BTW, your post is BEYOND inaccurate in *most* areas.

#2 By 23275 (68.17.42.38) at Friday, December 24, 2004 09:22:10 AM
#1, #4 - What?

Man that would be nice and when you return to your home planet, I'd like to go with you, because it sounds like a great place to live.

That said, "your're wrong." I've supported what is perhaps one of the best OSS initiatives in existence - it uses OSS, but has a commercial side - that has failed. "I just paid another of their aging debts and carry significant aging AR from them - signing a huge note excusing their debt." I've watched OSS cost a heck of a lot more than was ever anticipated and I've also watched it stumble technically - the tools you speak are not there in the same way they are form MS.

On the other hand, DSI, IBF and many other MS initiatives "fuel" not only our support of these guys, but a lot of small, medium and various divisions within large companies with services and custom software that one can manage and build quickly and less expensively.

I live in that reality everyday and actually have to eat the costs associated with OSS - despite a great dev team, a solid product and more than 6 million in fuel.

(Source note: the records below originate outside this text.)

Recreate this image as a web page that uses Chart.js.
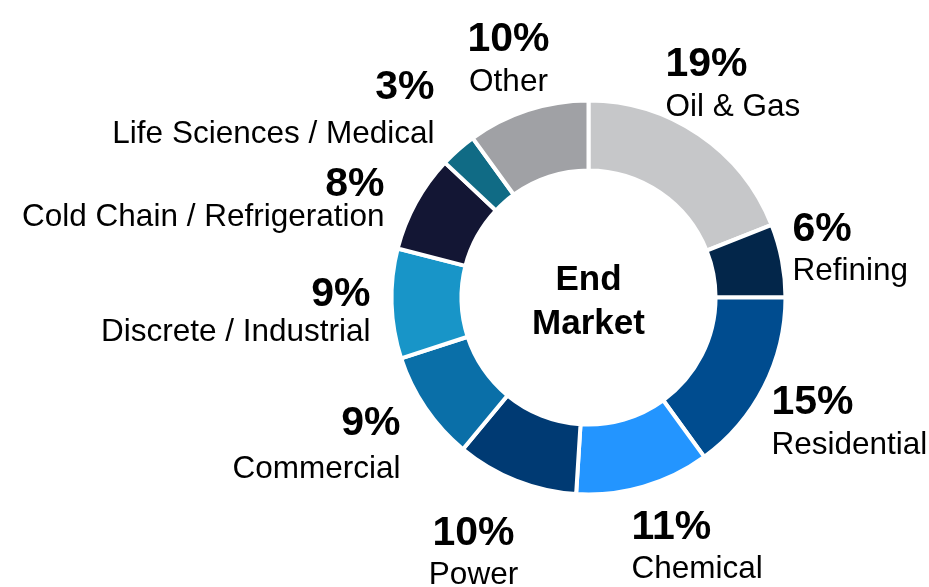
<!DOCTYPE html>
<html>
<head>
<meta charset="utf-8">
<script src="https://cdn.jsdelivr.net/npm/chart.js@4"></script>
<style>
  html, body { margin: 0; padding: 0; background: #ffffff; }
  #wrap { width: 929px; height: 587px; position: relative; }
</style>
</head>
<body>
<div id="wrap"><canvas id="grafico"></canvas></div>
<script>
// datos del grafico
const mercados = ["Oil & Gas", "Refining", "Residential", "Chemical", "Power",
  "Commercial", "Discrete / Industrial", "Cold Chain / Refrigeration",
  "Life Sciences / Medical", "Other"]
const porcentajes = [19, 6, 15, 11, 10, 9, 9, 8, 3, 10]
const colores = ["#c6c7c9", "#03264a", "#004c8f", "#2395ff", "#003a73",
  "#0a6fa8", "#1895c8", "#131634", "#106b85", "#a0a1a5"]
const tituloCentro = ["End", "Market"]

// donde va cada etiqueta respecto al centro del anillo: [dx, base %, base nombre, alineacion]
const posEtiquetas = [
  [77, -222, -182, "left"],
  [204, -57, -18, "left"],
  [183, 116, 156, "left"],
  [43, 241, 280, "left"],
  [-115, 247, 286, "center"],
  [-188, 137, 180, "right"],
  [-218, 8, 43, "right"],
  [-204, -102, -72, "right"],
  [-154, -199, -155, "right"],
  [-80, -247, -207, "center"]
]

const fuente = "'Liberation Sans', Arial, sans-serif"

const etiquetasPlugin = {
  id: "etiquetas",
  afterDraw: (chart) => {
    const ctx = chart.ctx
    const arco = chart.getDatasetMeta(0).data[0]
    const cx = arco.x
    const cy = arco.y
    ctx.save()
    ctx.fillStyle = "#000000"
    ctx.textBaseline = "alphabetic"

    // texto del centro
    ctx.textAlign = "center"
    ctx.font = "bold 35px " + fuente
    ctx.fillText(tituloCentro[0], cx, cy - 8)
    ctx.fillText(tituloCentro[1], cx, cy + 36)

    porcentajes.forEach((valor, i) => {
      const p = posEtiquetas[i]
      ctx.textAlign = p[3]
      ctx.font = "bold 41px " + fuente
      ctx.fillText(valor + "%", cx + p[0], cy + p[1])
      ctx.font = "31.5px " + fuente
      ctx.fillText(mercados[i], cx + p[0], cy + p[2])
    })
    ctx.restore()
  }
}

const config = {
  type: "doughnut",
  data: {
    labels: mercados,
    datasets: [{
      data: porcentajes,
      backgroundColor: colores,
      borderColor: "#ffffff",
      borderWidth: 4
    }]
  },
  options: {
    responsive: true,
    maintainAspectRatio: false,
    animation: false,
    cutout: "64.5%",
    layout: {
      padding: { left: 389.5, top: 98.5, right: 141.5, bottom: 90.5 }
    },
    plugins: {
      legend: { display: false },
      tooltip: { enabled: false }
    }
  },
  plugins: [etiquetasPlugin]
}

const grafico = new Chart(document.getElementById("grafico"), config)
</script>
</body>
</html>
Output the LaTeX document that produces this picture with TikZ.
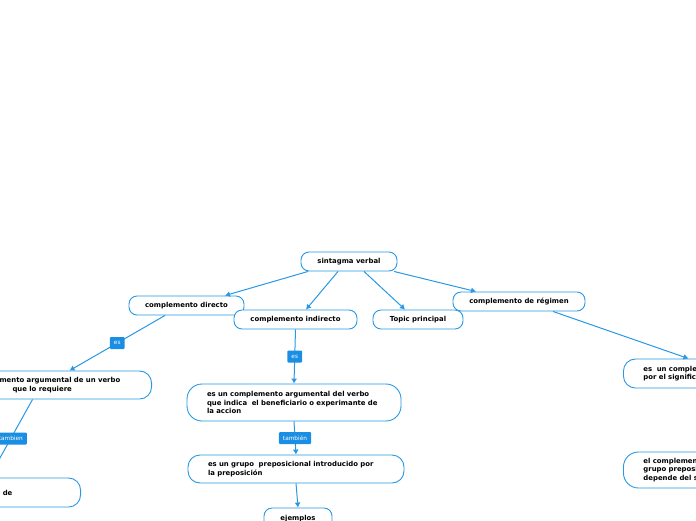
\documentclass[tikz,border=0pt]{standalone}
\usepackage{fontspec}
\setmainfont{DejaVu Sans}
\usetikzlibrary{positioning}
\usetikzlibrary{calc}
\usetikzlibrary{arrows.meta}

\definecolor{mapblue}{RGB}{40,152,228}
\definecolor{tagblue}{RGB}{26,142,226}

\tikzset{
    topic/.style={draw=mapblue, line width=0.9pt, fill=white, rounded corners=8pt, minimum height=19pt, inner xsep=6pt, font=\fontsize{6.9}{8.5}\selectfont\bfseries},
    note/.style={topic, align=left, inner xsep=20pt, rounded corners=12pt},
    link/.style={draw=mapblue, line width=1pt, -{Latex[length=5pt, width=6pt]}},
    tag/.style={fill=tagblue, text=white, rounded corners=1pt, inner xsep=4pt, inner ysep=2pt, minimum height=12pt, font=\fontsize{5.8}{7}\selectfont}
}

\begin{document}
\begin{tikzpicture} [x=1pt, y=-1pt]
    \useasboundingbox (0, 0) rectangle (696, 520);
    \clip (0, 0) rectangle (696, 520);

    % Mind map of the verb phrase and its complements
    \node (SV) [topic, minimum width=96pt] at (349, 261.5) {sintagma verbal};
    \node (CD) [topic, minimum width=115pt] at (186.5, 305.5) {complemento directo};
    \node (CI) [topic, minimum width=123pt] at (295.5, 319.5) {complemento indirecto};
    \node (TP) [topic, minimum width=90pt] at (418, 319.5) {Topic principal};
    \node (CR) [topic, minimum width=132pt] at (519, 301.5) {complemento de régimen};

    \node (CDdef) [note, text width=160pt, minimum height=28pt, anchor=east] at (152, 385) {complemento argumental de un verbo\\\hspace*{41pt}que lo requiere};
    \node (CDalso) [note, text width=65pt, minimum height=29pt, anchor=east] at (81, 492.5) {n de};

    \node (CIdef) [note, text width=174pt, minimum height=37pt, rounded corners=15pt] at (294, 402.5) {es un complemento argumental del verbo\\que indica\ \ el beneficiario o experimante de\\la accion};
    \node (CIprep) [note, text width=176pt, minimum height=28pt] at (296, 469) {es un grupo\ \ preposicional introducido por\\la preposición};
    \node (CIej) [topic, minimum width=68pt, minimum height=21pt] at (298, 518.5) {ejemplos};

    \node (CRdef) [note, text width=90pt, minimum height=29pt, anchor=west] at (623, 373.5) {es\ \ un complemento\\por el significado};
    \node (CRsub) [note, text width=120pt, minimum height=36pt, rounded corners=15pt, anchor=west] at (623, 470) {el complemento\\grupo preposicional\\depende del significado};

    \draw[link] ([xshift=-41pt]SV.south) -- ([xshift=38.5pt]CD.north);
    \draw[link] ([xshift=-11pt]SV.south) -- ([xshift=10.5pt]CI.north);
    \draw[link] ([xshift=15pt]SV.south) -- ([xshift=-13pt]TP.north);
    \draw[link] ([xshift=45pt]SV.south) -- ([xshift=-43pt]CR.north);

    \draw[link] ([xshift=-21.5pt]CD.south) -- node[tag] {es} ([xshift=18pt]CDdef.north);
    \draw[link] ([xshift=-19pt]CDdef.south) -- node[tag] {tambien} ([xshift=-39pt]CDalso.north);

    \draw[link] (CI.south) -- node[tag] {es} (CIdef.north);
    \draw[link] (CIdef.south) -- node[tag] {también} (CIprep.north);
    \draw[link] (CIprep.south) -- (CIej.north);

    \draw[link] ([xshift=34pt]CR.south) -- (CRdef.north);

\end{tikzpicture}
\end{document}
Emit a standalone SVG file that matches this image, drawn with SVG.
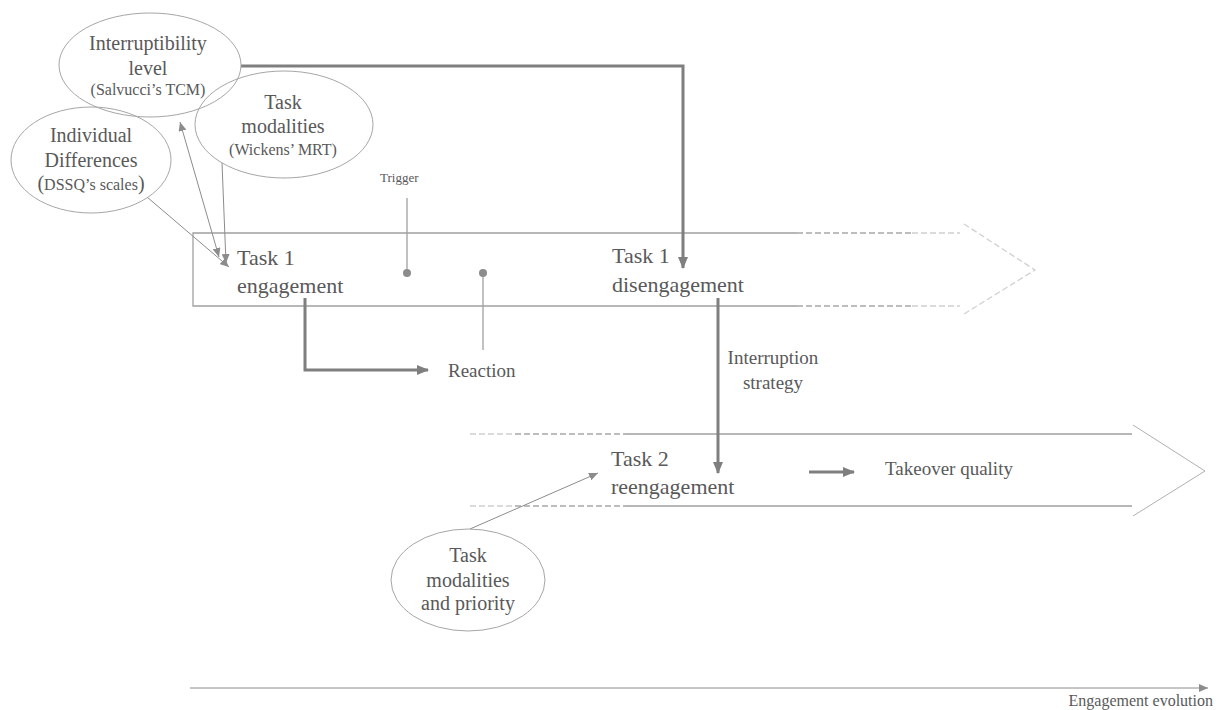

In my opinion, the very nature of OSS is one giant Shim - lacking any kind of consistency and direction. People were hooked by Unices performance at lower prices and got neither. In the meantime, a rag-tag group of "toasters that could" tapped one drag-bunt at a time and beat the crap out of that lie - "Using MS Software and Tools!"

Financials do not lie - not mine and not those of our customers. Nor do they lie [but they try to] from those trying to make a buck using OSS - and it's not just one example, either - there are three and I've carried a lot more water for each than I care to think about. OSS may have been a great idea, but that's all it is and XP SP2 compared to the mess that OSS is, is just as it runs in the real-world - a very fine step MS made which is consistent with the direction they took toward more secure software. MS software can be managed and that translates into more profitable revenue.